The controversies are fierce and familiar. Ought leakers be punished, and how can whistle-blowers be protected? Should pornography be restricted? Do libel laws gag the press? May religion be shielded from mockery? Ought hate speech be criminalised? Mr Garton Ash pursues each in depth. He follows the common practice of taking "free speech" to mean a cluster of freedoms to express yourself and your thoughts as you please: not just voicing words but printing what you want, ­proclaiming your faith as you wish, campaigning for your chosen causes and making art without interference.

The main arguments now separate laxists from restrictionists. Laxists favour few limits, restrictionists many. The kinds of limits matter. Coercive laws, whether prior censorship or after-the-fact sanctions, provide one kind of limit.

Mr Garton Ash is generally against them. High standards of public argument and common decency are another kind of limit. Mr Garton Ash is broadly for them. You could say he is laxist about law and restrictionist about standards. His approach has the great merit of keeping distinct what is legally permissible and what is or ought to be socially acceptable. Mr Garton Ash treasures the jewel but recognises and regrets the mud. His guiding maxim, never wholly lost amid near encyclopedic detail, is "More free speech but also better speech."

As a scholar-journalist, Mr Garton Ash knows what he is talking about from a career of reading, writing, listening and, more lately, web-clicking. When reporting on the break-up of the Communist world in the 1980s, he befriended East European dissidents, saw how truthful speech could sap the will of wrongful power and collected a private lexicon of sardonic political jokes that here lighten the going. Now a fellow at St Antony's College, Oxford, he supervises a 13-language online debating platform - freespeechdebate.com - for promoting free speech and arguing with all sides about its proper limits. His travels and interviews for "Free Speech" spanned the world, or what he calls the "cosmopolis," a global space that is virtual as well as geographic. That range alone will squelch the fantasy that free speech is a purely Western concern.

Law to Mr Garton Ash is a poor tool for civic education. He questions hate-speech laws and Holocaust-denial laws, fearing a "taboo ratchet." Corporations in their turn are after profit, not civic uplift. He distrusts the idea that Google, Amazon and Facebook, for example, serve­equally the values of free speech and good speech. His preferred answer to the more flagrant vices of liberty - hate speech, manipulative journalism, coarsened debate and a vast sewer of abuse on social media - is to encourage "shared norms and practices that enable us to make best use of this essential freedom."

In lesser hands, that recommendation might sound overabstract or simply pious.
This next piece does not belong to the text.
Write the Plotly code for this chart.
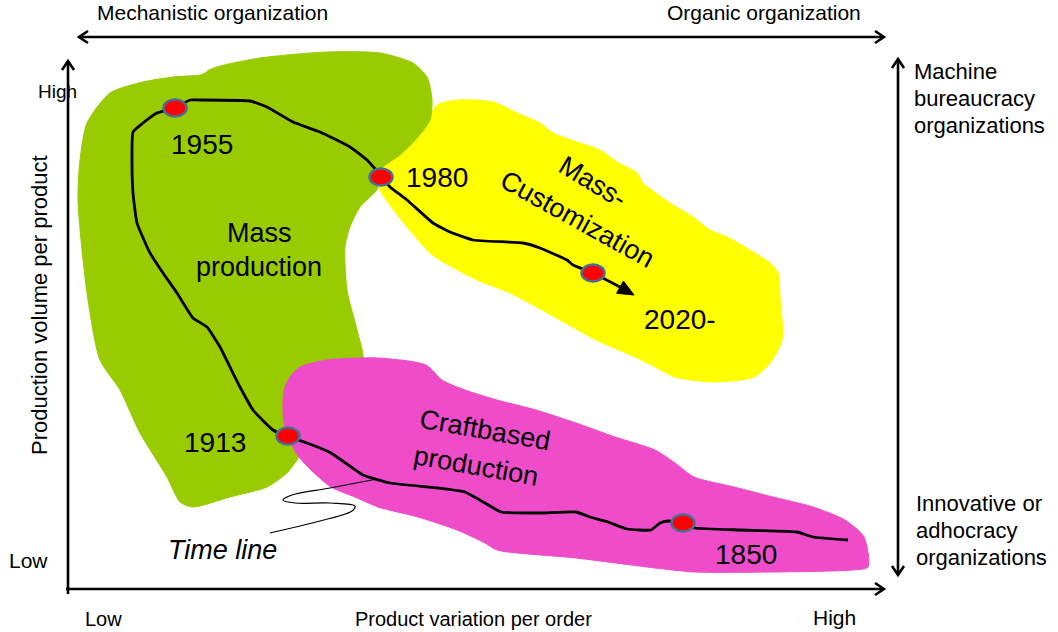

Mr Garton Ash, however, applies and tests it in 10 chapters offering "complex, contextual judgments" that pretty well cover the field of present controversy. He writes with panache and understands the world he works in, especially the virtual world of the Net. Practical answers interest him more than doctrinal purity. His website has adopted a "one-click-away" rule. It screens provocative material - Muhammad cartoons, for example - with a warning that some may take offence, leaving them to see it or not as they choose.

Most of us are somewhat stunned at present by the scale and ­complexity of the forces in play, be they government surveillance; the "Great Firewall of China" that can censor the national web; the mounting strength of the Internet giants; or the frightening violence of militant Islam. Bewilderment is the easy option. Free Speech encourages us to take a breath, look hard at the facts and see how well-tried liberal principles can be applied and defended in daunting new circumstances.